Tibby woke me up super early yesterday and when I relocated from my bed to the couch and turned on the TV I realized three very important things: 1) there really isn't anything good on TV at 6:30 on a Sunday morning, 2) I TiVo all the good guilty pleasure stuff in my room and 3) it takes too long to transfer the recordings downstairs and too much energy to get up and find a DVD that tickles my fancy that early in the morning. So I decided to settle for whatever movie I could find on TV that was just starting.

Unfortunately, that movie ended up being Failure To Launch.

I had absolutely no intention of ever watching Failure To Launch. When it came out in theaters I saw the trailers and thought someone must have handed out sexual favors to get it green lit because...I mean, really? His parents pay a woman to trick him into moving out of their house at the ripe ol' age of 35ish? Why didn't they just kick his slacker-ass out 15 years earlier without the aid of a fake girlfriend?

And it's categorized as a romantic comedy but...I found it pretty light on both. Actually, to be fair, there were at least two things that made me laugh - Zooey Deschanel and the fact that Matthew McConaughey never tries to hide his Texas accent and yet people just keep casting him in movies where he is supposedly from Philadelphia or whatever (in the case of my favorite bit of ridiculousness - How to Lose a Guy In 10 Days where his character was born and raised on Long Island. Where, I think we all know, people are prone to a Southern drawl).

I'm not sure if any of you has ever seen Matt Damon on David Letterman but if you have then you've most likely had the pleasure of hearing his Matthew McConaughey impression. Letterman has him do it pretty much every time he comes on because it's truly brilliant. Matt, as if talking to a director on-set and in his very best laid-back, Texas stoner accent offers to take his shirt off for a particular scene. I'm pretty sure that he even drops a couple of patented "alright, alright, alright"s in there to make it rock that much harder. I love it so much that I once saved an episode of Letterman featuring that impression on the TiVo for over 6 months just so I could hear it whenever the mood struck. Now that I think about it, I'm kind of pissed at myself for ever deleting it.

Anyway, the point is, the impression is funny because it's true. He spends a lot of time in movies sans shirt and this movie was no exception - when he DID bother to wear a shirt, he only buttoned two of the buttons so that it left a fair amount of McFlesh on display. I get it, the dude is nice to look at. If he wanted to come over to my house and do yard work without a shirt on, I wouldn't turn him down. If he wanted to sit in my living room baked out of his mind playing the bongos at 2 in the morning in his birthday suit, I'd totally let him. Honestly, he's even sort of charmingly charismatic on screen, though his range is limited to say the least.

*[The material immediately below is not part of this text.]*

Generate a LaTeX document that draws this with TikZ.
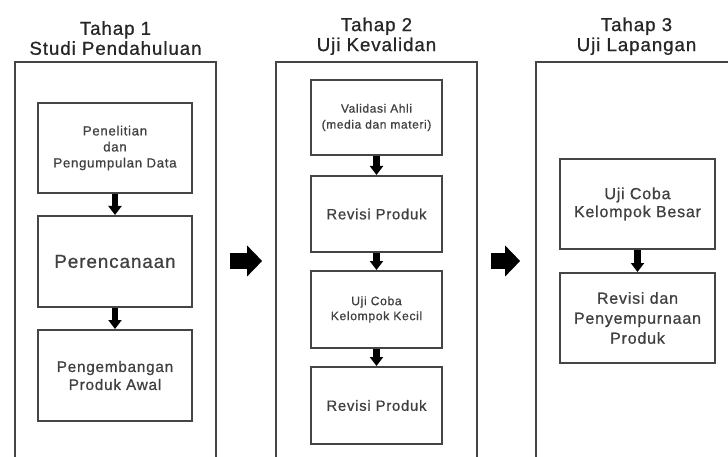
\documentclass[tikz,border=0pt]{standalone}
\usepackage{fontspec}
\setmainfont{Liberation Sans}[LetterSpace=5, FakeBold=0.8]
\usepackage{tikz}
\usetikzlibrary{positioning}
\usetikzlibrary{arrows.meta}
\definecolor{framegray}{rgb}{0.27,0.27,0.27}
\definecolor{textgray}{rgb}{0.25,0.25,0.25}

\begin{document}
\begin{tikzpicture}
[x=1pt, y=-1pt,
 panel/.style={draw=framegray, line width=1.7pt, minimum width=201pt, minimum height=398pt},
 title/.style={align=center, inner sep=0pt, text=black!85, font=\fontsize{18.7}{20}\selectfont},
 box/.style={draw=framegray, line width=2pt, align=center, text=textgray},
 flow/.style={line width=6.5pt, -{Triangle[width=13pt,length=9pt]}},
 bigflow/.style={line width=16pt, -{Triangle[width=30pt,length=15pt]}}]

\useasboundingbox (0,0) rectangle (728,457);
\clip (0,0) rectangle (728,457);

% Panels and their titles:
\node[panel] (tahap1) at (115.5,261) {};
\node[panel] (tahap2) at (376.5,261) {};
\node[panel] (tahap3) at (636.5,261) {};
\node[title, above=6pt of tahap1] (judul1) {Tahap 1\\Studi Pendahuluan};
\node[title, above=6pt of tahap2] (judul2) {Tahap 2\\Uji Kevalidan};
\node[title, above=6pt of tahap3] (judul3) {Tahap 3\\Uji Lapangan};

% Tahap 1:
\node[box, minimum width=154pt, minimum height=90pt, font=\fontsize{13.3}{16}\selectfont]
  (penelitian) at (115,148) {Penelitian\\dan\\Pengumpulan Data};
\node[box, minimum width=154pt, minimum height=91pt, font=\fontsize{18.8}{20}\selectfont]
  (perencanaan) at (115,261.5) {Perencanaan};
\node[box, minimum width=154pt, minimum height=91pt, font=\fontsize{15.3}{18}\selectfont]
  (pengembangan) at (115,375.5) {Pengembangan\\Produk Awal};

% Tahap 2:
\node[box, minimum width=131pt, minimum height=75pt, font=\fontsize{12}{16}\selectfont]
  (validasi) at (376.5,117.5) {Validasi Ahli\\(media dan materi)};
\node[box, minimum width=131pt, minimum height=76pt, font=\fontsize{14.9}{18}\selectfont]
  (revisi1) at (376.5,214) {Revisi Produk};
\node[box, minimum width=131pt, minimum height=77pt, font=\fontsize{12.2}{15}\selectfont]
  (ujikecil) at (376.5,309.5) {Uji Coba\\Kelompok Kecil};
\node[box, minimum width=131pt, minimum height=77pt, font=\fontsize{14.9}{18}\selectfont]
  (revisi2) at (376.5,405.5) {Revisi Produk};

% Tahap 3:
\node[box, minimum width=155pt, minimum height=90pt, font=\fontsize{16}{18}\selectfont]
  (ujibesar) at (637.5,204) {Uji Coba\\Kelompok Besar};
\node[box, minimum width=155pt, minimum height=90pt, font=\fontsize{16}{20}\selectfont]
  (penyempurnaan) at (637.5,318) {Revisi dan\\Penyempurnaan\\Produk};

% Arrows inside the panels:
\draw[flow] (penelitian) -- (perencanaan);
\draw[flow] (perencanaan) -- (pengembangan);
\draw[flow] (validasi) -- (revisi1);
\draw[flow] (revisi1) -- (ujikecil);
\draw[flow] (ujikecil) -- (revisi2);
\draw[flow] (ujibesar) -- (penyempurnaan);

% Arrows between the panels:
\draw[bigflow, shorten <=13pt, shorten >=13pt] (tahap1) -- (tahap2);
\draw[bigflow, shorten <=13pt, shorten >=15pt] (tahap2) -- (tahap3);

\end{tikzpicture}
\end{document}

But am I the only one who sees movies like this, remembers what used to be and gets very, very sad?

He had a lot of promise in Dazed and Confused. I mean, at the time it seemed so anyway, turns out his portrayal of a twenty-something stoner who hangs with the high school crowd because he just can't seem to grow up, might have been a stroke of type-casting genius but man, did his star seem bright then. And I liked him a lot in A Time To Kill - no one, but no one sweats through a linen suit like McC. It makes me sad to see him fall so deeply into the romcom abyss.

If he is going to keep whoring himself out to these projects for paychecks that will keep him and his progeny in Gulf Streams and sunscreen until the end of days, the least he could do is pick a few that are lighter on the "rom" and heavier on the "com" because Failure to Launch was NOT FUNNY.